Training Ab Initio Gene Predictors

The funannotate2 train command trains ab initio gene prediction algorithms to improve gene prediction accuracy. This step is optional but recommended for best results, especially for non-model organisms.

Basic Usage

funannotate2 train -f genome.fasta -s "Aspergillus fumigatus" -o train_results

Required Arguments

  • -f, --fasta: Input genome FASTA file

  • -s, --species: Species name (e.g., “Aspergillus fumigatus”)

  • -o, --out: Output folder name

Optional Arguments

  • -t, --training-set: Training set to use in GFF3 format

  • --strain: Strain/isolate name

  • --cpus: Number of CPUs to use (default: 2)

  • --optimize-augustus: Run Augustus mediated optimized training (not recommended) (default: False)
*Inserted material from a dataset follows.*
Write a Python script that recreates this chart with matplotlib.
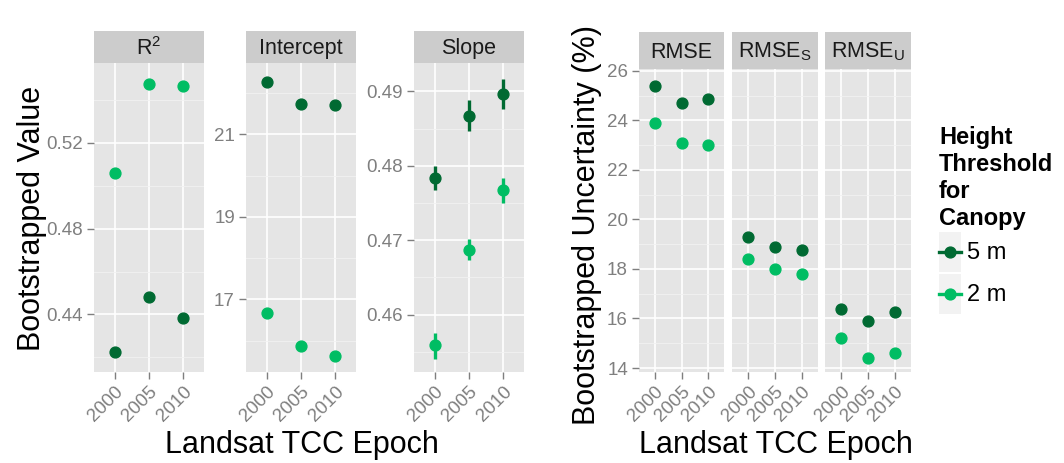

  • --header-len: Max length for fasta headers (default: 100)

Training Process

The train command performs the following steps:

  1. Prepare the genome:

    • The genome is loaded and quality checks are performed

    • Headers are checked to ensure they are not too long

    • Contigs are checked for non-IUPAC characters

  2. Generate a training set (if not provided):

    • BUSCOlite is used to identify conserved single-copy orthologs in the genome

    • The identified orthologs are used to create a training set of gene models

    • The training set is filtered to remove problematic gene models

  3. Split the training set:

    • The training set is split into test and train sets

    • The test set is used to evaluate the performance of the trained models

  4. Train Augustus:

    • Augustus is trained using the training set

    • The training process generates species-specific parameters for Augustus

    • The trained parameters are evaluated using the test set

  5. Train SNAP:

    • SNAP is trained using the training set

    • The training process generates species-specific parameters for SNAP

    • The trained parameters are evaluated using the test set

  6. Train GlimmerHMM:

    • GlimmerHMM is trained using the training set

    • The training process generates species-specific parameters for GlimmerHMM

    • The trained parameters are evaluated using the test set

  7. Save the trained parameters:

    • The trained parameters for all tools are saved in a JSON file

    • The JSON file can be used with the predict command

    • The trained parameters are also saved in the funannotate2 database for future use

Output Files

The train command generates the following output files in the specified output directory:

  • params.json: JSON file containing the trained parameters for all tools

  • training-models.train.gff3: The training set used for training

  • training-models.test.gff3: The test set used for evaluation

The train_misc directory contains intermediate files and detailed results from the training process:

  • augustus/: Directory containing Augustus training files

  • snap/: Directory containing SNAP training files

  • glimmerhmm/: Directory containing GlimmerHMM training files

  • busco/: Directory containing BUSCOlite results (if used to generate the training set)

Using Trained Parameters

The trained parameters can be used with the predict command in two ways:

  1. Using the params.json file:

    funannotate2 predict -f genome.fasta -o predict_results -p train_results/params.json -s "Aspergillus fumigatus"
    
  2. Using the species name (if the parameters have been saved in the funannotate2 database):

    funannotate2 predict -f genome.fasta -o predict_results -p aspergillus_fumigatus -s "Aspergillus fumigatus"
    

To save the trained parameters in the funannotate2 database, use the species command:

funannotate2 species -l train_results/params.json

This will make the trained parameters available for future use with the species name as the identifier.